Die zweite Zählhilfe sind Hilfsfäden , die Sie bei Hardanger am besten über vier Fäden arbeiten (d. h. vier Fäden mit der Nadel aufnehmen, vier übergehen). Das kann man nur für die Mittellinien machen, bei größeren und komplizierteren Mustern kann man auch noch für jeden Rapport die Mittellinie markieren. Diese Fäden erleichtern das Zählen vor allem, wenn man einen Musterteil weiter entfernt von einem anderen anfangen muß, aber man kann auch gut feststellen, ob man noch symmetrisch arbeitet. Für kleine Deckchen o. ä. lohnt sich der Aufwand meist nicht, aber bei großen Arbeiten hilft es sehr, die Übersicht zu bewahren.

Das Ausschneiden der Fäden

Dieses Thema ist für viele Stickerinnen eine große Hürde, die sie von dieser wunderbaren Technik abhält. Einfach Fäden aus einem Stoff herauszuschneiden widerstrebt einem sehr, und natürlich ist die Sorge groß, daß man falsch schneidet. Ich selber habe mich durch aus diesem Grund sehr lange von der Handanger-Technik abhalten lassen, obwohl ich Zählstickerei sehr liebe. Ich möchte jedem Mut machen, es dennoch zu versuchen. Als ich einmal angefangen hatte, Fäden zu schneiden und zu umstopfen, konnte ich kaum wieder aufhören! Heute ist mir der durchbrochene Teil der Arbeit der liebste.

Um für Anfänger die Hürde ein wenig zu erniedrigen, erst einmal eine Beruhigung: Selbst wenn Sie falsch schneiden: Man kann es reparieren!
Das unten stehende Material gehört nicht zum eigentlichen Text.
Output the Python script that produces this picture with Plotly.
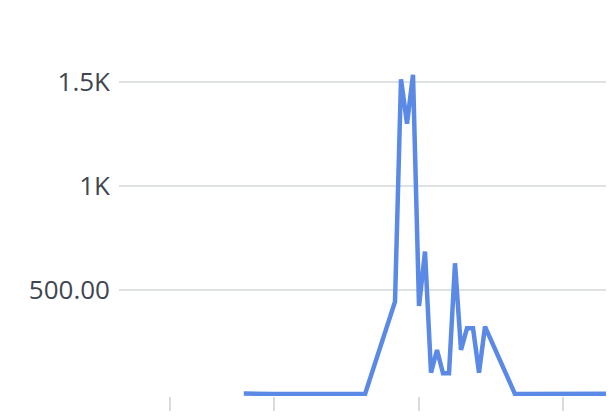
import plotly.graph_objects as go

# Data (x in time-step units, y in counts)
x_vals = [20.8, 22.5, 25.7, 30, 35, 41, 46, 47, 48, 49, 50, 51, 52, 53, 54, 55,
          56, 57, 58, 59, 60, 61, 66, 70, 74, 76.3, 77.1, 79, 85]
y_vals = [4, 2, 1, 1, 1, 1, 445, 1512, 1299, 1533, 424, 685, 104, 213, 101, 101,
          629, 213, 317, 317, 104, 325, 1, 2, 3, 1, 5, 3, 3]

y_tick_vals = [500, 1000, 1500]
y_tick_text = ["500.00", "1K", "1.5K"]
x_tick_vals = [8.5, 25.83, 50, 74]

fig = go.Figure()
fig.add_trace(go.Scatter(
    x=x_vals, y=y_vals, mode="lines",
    line=dict(color="#5B8AE6", width=4.5),
    hoverinfo="skip", showlegend=False,
))

fig.update_layout(
    width=614, height=418,
    margin=dict(l=111, r=0, t=0, b=30),
    paper_bgcolor="white", plot_bgcolor="white",
    font=dict(family="Open Sans", size=26, color="#3f4651"),
    showlegend=False,
)
fig.update_xaxes(
    range=[0, 83.83], tickvals=x_tick_vals, showticklabels=False,
    ticks="outside", ticklen=14, tickwidth=1.5, tickcolor="#d9dcdd",
    showgrid=False, zeroline=False, showline=False,
)
fig.update_yaxes(
    range=[-8, 1854], tickvals=y_tick_vals, ticktext=y_tick_text,
    tickfont=dict(family="Open Sans", size=26, color="#3f4651", weight=500),
    showgrid=True, gridcolor="#dfe2e3", gridwidth=1.5,
    zeroline=False, showline=False, ticks="", ticklabelstandoff=8,
)

fig.write_html("out.html")
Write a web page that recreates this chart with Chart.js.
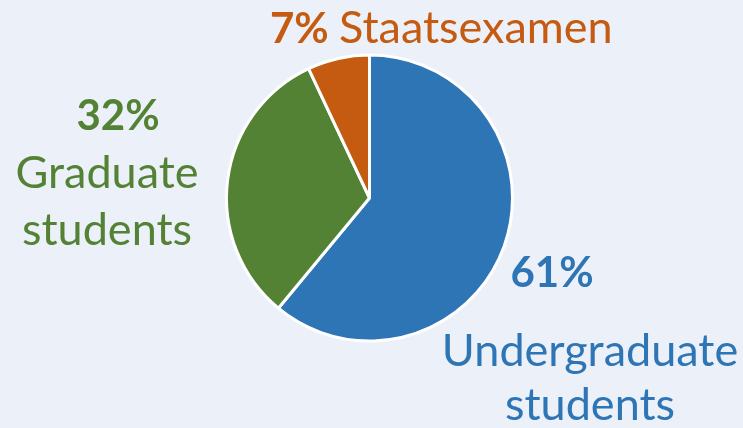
<!DOCTYPE html>
<html>
<head>
<meta charset="utf-8">
<script src="https://cdn.jsdelivr.net/npm/chart.js@4"></script>
<style>
  html, body { margin: 0; padding: 0; background: #ecf0f8; }
  #wrap { width: 743px; height: 428px; position: relative; }
</style>
</head>
<body>
<div id="wrap"><canvas id="pie"></canvas></div>
<script>
const categories = ["Undergraduate students", "Graduate students", "Staatsexamen"];
const shares = [61, 32, 7];
const colors = ["#2e75b6", "#548235", "#c55a11"];

// where each label goes (center x, first baseline y, line gap)
const labelSpots = [
  { pctX: 552, pctY: 287, x: 590, y: 366, gap: 54 },
  { pctX: 118, pctY: 130, x: 107, y: 188, gap: 57 },
  { inline: true, x: 270, y: 43 }
];

const FONT = "Lato";
const SIZE = 45;
const PCT_SIZE = 42;

const labelPlugin = {
  id: "sliceLabels",
  afterDraw(chart) {
    const ctx = chart.ctx;
    ctx.save();
    ctx.textBaseline = "alphabetic";
    categories.forEach((name, i) => {
      const spot = labelSpots[i];
      const pct = shares[i] + "%";
      ctx.fillStyle = colors[i];
      if (spot.inline) {
        ctx.textAlign = "left";
        ctx.font = `bold ${PCT_SIZE}px ${FONT}`;
        ctx.fillText(pct, spot.x, spot.y);
        const w = ctx.measureText(pct + " ").width;
        ctx.font = `${SIZE}px ${FONT}`;
        ctx.fillText(name, spot.x + w, spot.y);
        return;
      }
      ctx.textAlign = "center";
      ctx.font = `bold ${PCT_SIZE}px ${FONT}`;
      ctx.fillText(pct, spot.pctX, spot.pctY);
      ctx.font = `${SIZE}px ${FONT}`;
      name.split(" ").forEach((line, k) => {
        ctx.fillText(line, spot.x, spot.y + k * spot.gap);
      });
    });
    ctx.restore();
  }
};

new Chart(document.getElementById("pie"), {
  type: "pie",
  data: {
    labels: categories,
    datasets: [{
      data: shares,
      backgroundColor: colors,
      borderColor: "#ffffff",
      borderWidth: 3
    }]
  },
  options: {
    responsive: true,
    maintainAspectRatio: false,
    animation: false,
    radius: 143,
    layout: { padding: { left: 0, right: 4, top: 0, bottom: 32 } },
    plugins: {
      legend: { display: false },
      tooltip: { enabled: false }
    }
  },
  plugins: [labelPlugin]
});
</script>
</body>
</html>
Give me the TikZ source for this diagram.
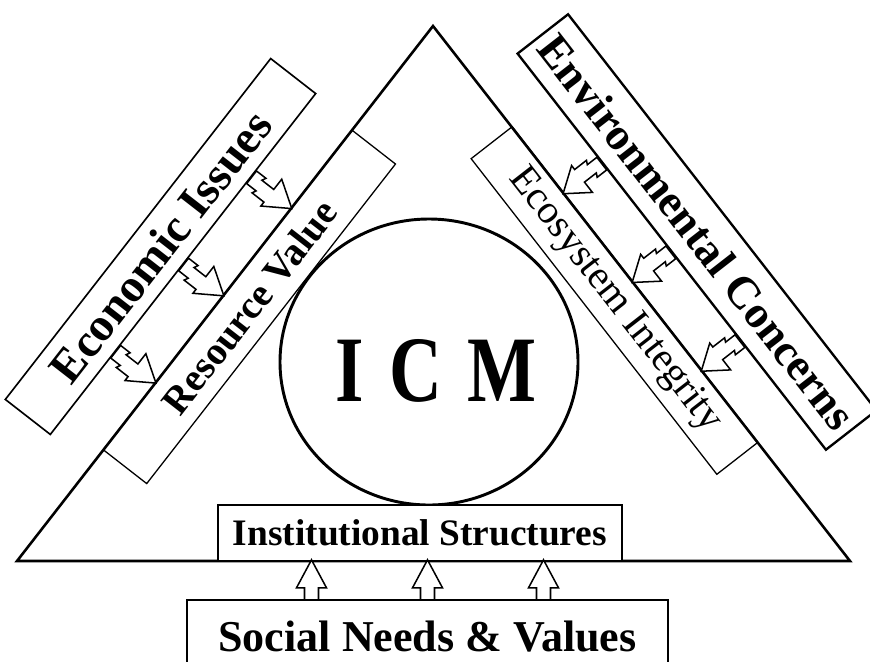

Es kostet zwar etwas Mühe, aber es ist nicht alles verloren, wenn Sie sich einmal vertan haben. Mehr dazu unten.

Als zweites kann man die Angstschwelle senken, wenn man mit sehr kleinen Übungsstücken anfängt, bei denen weder viel Material noch viel Arbeit verloren geht, sollte man etwas falsch machen. Zu empfehlen sind die kleinen Untersetzer von Janice Love in "Basics and Beyond", ein Lesezeichen, oder ähnliches. Günstig ist, wenn man einen Stoffrest von einer anderen Stickerei verwenden kann. Oder aber, wenn man ein größeres Stück plant (Läufer, Kissen, Mitteldecke), schneidet man dafür zu, und arbeitet auf dem Rest ein paar Übungen, bevor man an sein Hauptwerk geht. Auch kleine Motive auf einen Rest Band gestickt sind eine gute Übung.

Nun sind alle Plattstiche gestickt, die Madeirastiche auch, der Langettenrand ist vollständig und es soll geschnitten werden. Suchen Sie sich eine Zeit aus, in der Sie wach und entspannt sind, und möglichst niemand stört. Besorgen Sie sich eine gute Stickschere, die vor allem eine feine Spitze haben sollte, die nicht zu schnell breiter wird. Storchscheren tun da gute Dienste. Es gibt bei Heijkina de Ruijter eine vorne abgeknickte Stickschere, die ideal ist! Mehr zum Thema Scheren in einem gesonderten Abschnitt. Bleiben Sie entspannt, sie haben ja nur eine kleine Arbeit vor sich. Sollte wirklich etwas schief gehen, es gibt Schlimmeres!

Sie sollten sich in einem Hardanger-Buch oder einem Burda Hardanger-Heft die Anweisungen zur Technik genau durchlesen. Meist werden abwechselnd vier Fäden ausgezogen, und vier Fäden stehengelassen.

  • Schneiden Sie nur senkrecht zu den Plattstichen, niemals parallel dazu
  • Die Plattstiche sollen immer rechts von der Schere liegen (für Rechtshänderscheren)
  • Führen Sie die Spitze der Schere von oben in den Stoff (keine Fäden spalten!)
  • Führen Sie sie unter den vier zu schneidenden Fäden hindurch
  • Kommen Sie mit der Spitze hinter den vier Fäden wieder an die Oberfläche. Das ist besonders wichtig, damit sie nicht unkontrolliert eventuell mehr schneiden als beabsichtigt!
  • Ruckeln Sie die Schere so nahe wie möglich nach rechts an die Plattstiche
  • Schneiden Sie vorsichtig die Fäden durch
  • Dabei darauf achten, daß Sie nicht die Plattstiche anschneiden. Schere gerade halten!

Nun werden auf die gleiche Weise (Arbeit um 180 Grad drehen, damit die Plattstiche wieder rechts von der Schere zu liegen kommen) die Fäden am gegenüberliegenden Ende geschnitten. Nun können sie die Fäden ausziehen. Entweder benutzen Sie dazu eine feine Pinzette, oder aber fahren Sie mit der Sticknadel zwei bis drei Stofffelder entfernt vom Schnitt unter einen Faden und ziehen ein Ende heraus, dann können Sie den Rest des Fadens ausziehen. Der erste Faden einer Vierergruppe ist immer am schwierigsten auszuziehen.

Ich ziehe bei Vierergruppen immer einen Faden aus, dann den übernächsten Faden, dann kann man die zwei restlichen leicht zusammen ausziehen.

Schneiden Sie auf die gleiche Weise nun alle Fäden des Motivs aus und ziehen Sie sie heraus. Wird an drei Seiten eines Kästchens geschnitten, dann erst die zwei parallelen Schnitte ausführen, Fäden entfernen, danach erst den dritten Schnitt.

Hat man größere Flächen zu arbeiten, kann man auch Teile von Fäden ausschneiden. Lieber nur kleinere Felder ausschneiden, als daß sich die Arbeit zu sehr verzieht. Arbeitet man im Rahmen, immer nur so viele Fäden ausziehen, wie innerhalb des Rahmens Platz haben.